▶ _Stored records_
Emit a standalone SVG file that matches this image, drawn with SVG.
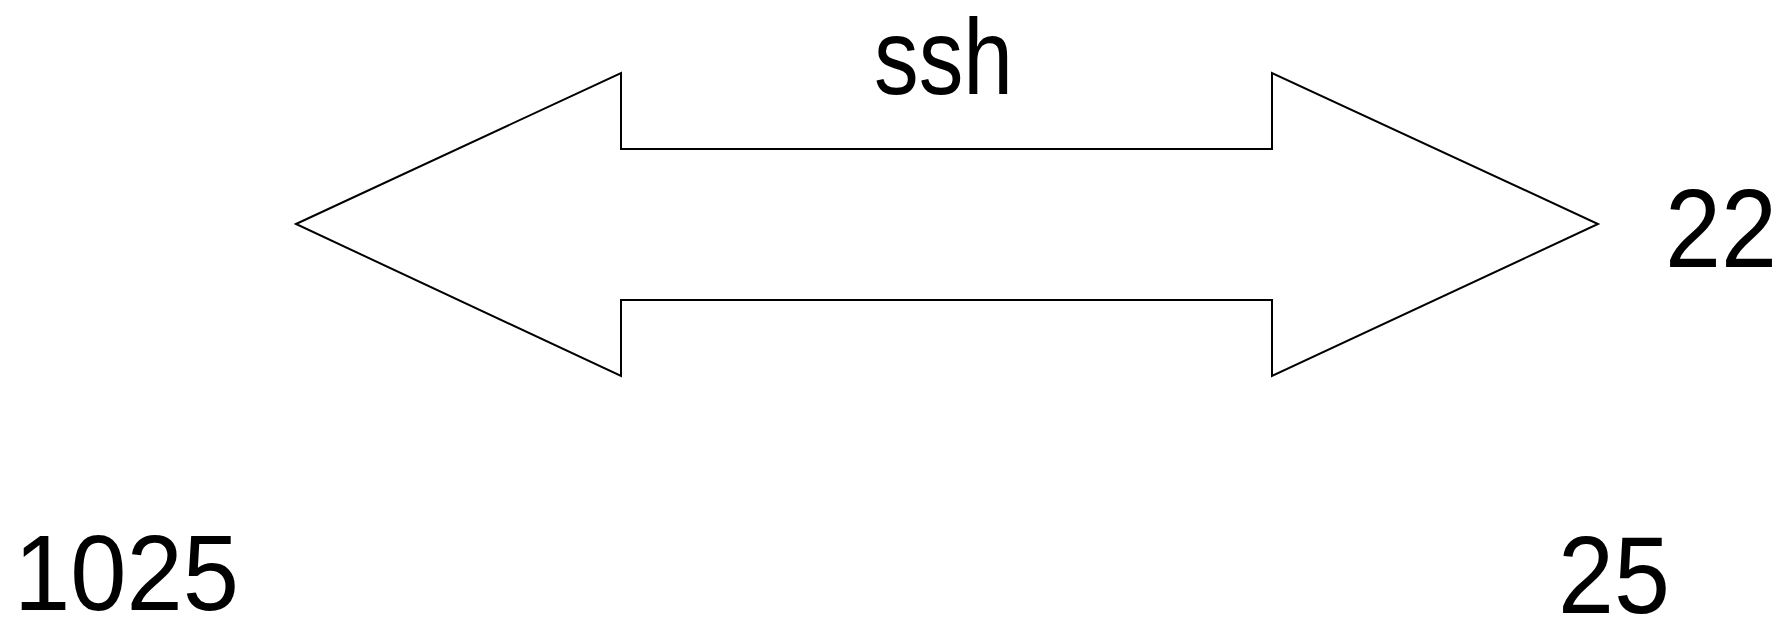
<svg xmlns="http://www.w3.org/2000/svg" width="1787" height="618" viewBox="0 0 1787 618">
<style>
.lbl{font-family:"Liberation Sans",Arial,sans-serif;fill:#000}
.shape{fill:#fff;stroke:#000;stroke-width:2;stroke-linejoin:miter}
</style>
<rect width="1787" height="618" fill="#fff"/>
<g id="arrow">
<polygon class="shape" points="296,224 621,73 621,149 1272,149 1272,73 1598,224 1272,376 1272,300 621,300 621,376"/>
</g>
<g id="connectors"></g>
<g id="label-ssh"><text class="lbl" x="874" y="94" font-size="108" textLength="139" lengthAdjust="spacingAndGlyphs">ssh</text></g>
<g id="label-22"><text class="lbl" x="1665" y="267" font-size="112" textLength="112" lengthAdjust="spacingAndGlyphs">22</text></g>
<g id="label-1025"><text class="lbl" x="14" y="610" font-size="108" textLength="225" lengthAdjust="spacingAndGlyphs">1025</text></g>
<g id="label-25"><text class="lbl" x="1558" y="613" font-size="110" textLength="112" lengthAdjust="spacingAndGlyphs">25</text></g>
</svg>
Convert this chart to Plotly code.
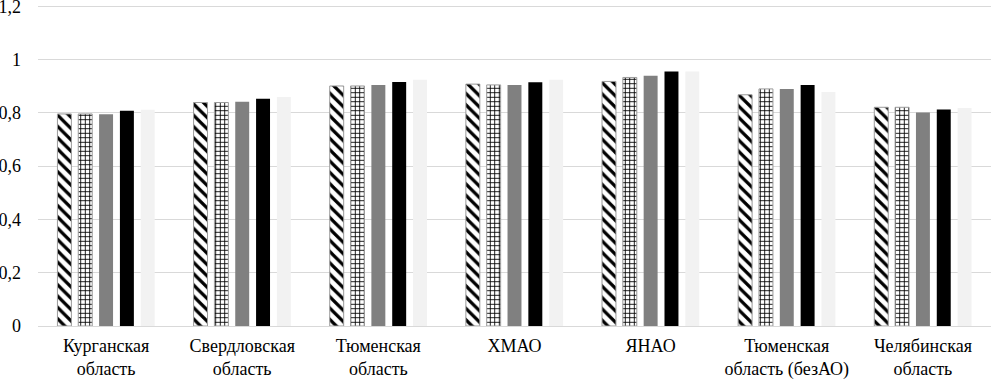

▶ _What is asked_
Set the listing down in full and exactly. Pictures within it should not appear in the copy.

▶ _Solution to this task_
Emit a standalone SVG file that matches this image, drawn with SVG.
<svg xmlns="http://www.w3.org/2000/svg" width="1787" height="618" viewBox="0 0 1787 618">
<style>
.lbl{font-family:"Liberation Sans",Arial,sans-serif;fill:#000}
.shape{fill:#fff;stroke:#000;stroke-width:2;stroke-linejoin:miter}
</style>
<rect width="1787" height="618" fill="#fff"/>
<g id="arrow">
<polygon class="shape" points="296,224 621,73 621,149 1272,149 1272,73 1598,224 1272,376 1272,300 621,300 621,376"/>
</g>
<g id="connectors"></g>
<g id="label-ssh"><text class="lbl" x="874" y="94" font-size="108" textLength="139" lengthAdjust="spacingAndGlyphs">ssh</text></g>
<g id="label-22"><text class="lbl" x="1665" y="267" font-size="112" textLength="112" lengthAdjust="spacingAndGlyphs">22</text></g>
<g id="label-1025"><text class="lbl" x="14" y="610" font-size="108" textLength="225" lengthAdjust="spacingAndGlyphs">1025</text></g>
<g id="label-25"><text class="lbl" x="1558" y="613" font-size="110" textLength="112" lengthAdjust="spacingAndGlyphs">25</text></g>
</svg>
Convert this chart to Plotly code.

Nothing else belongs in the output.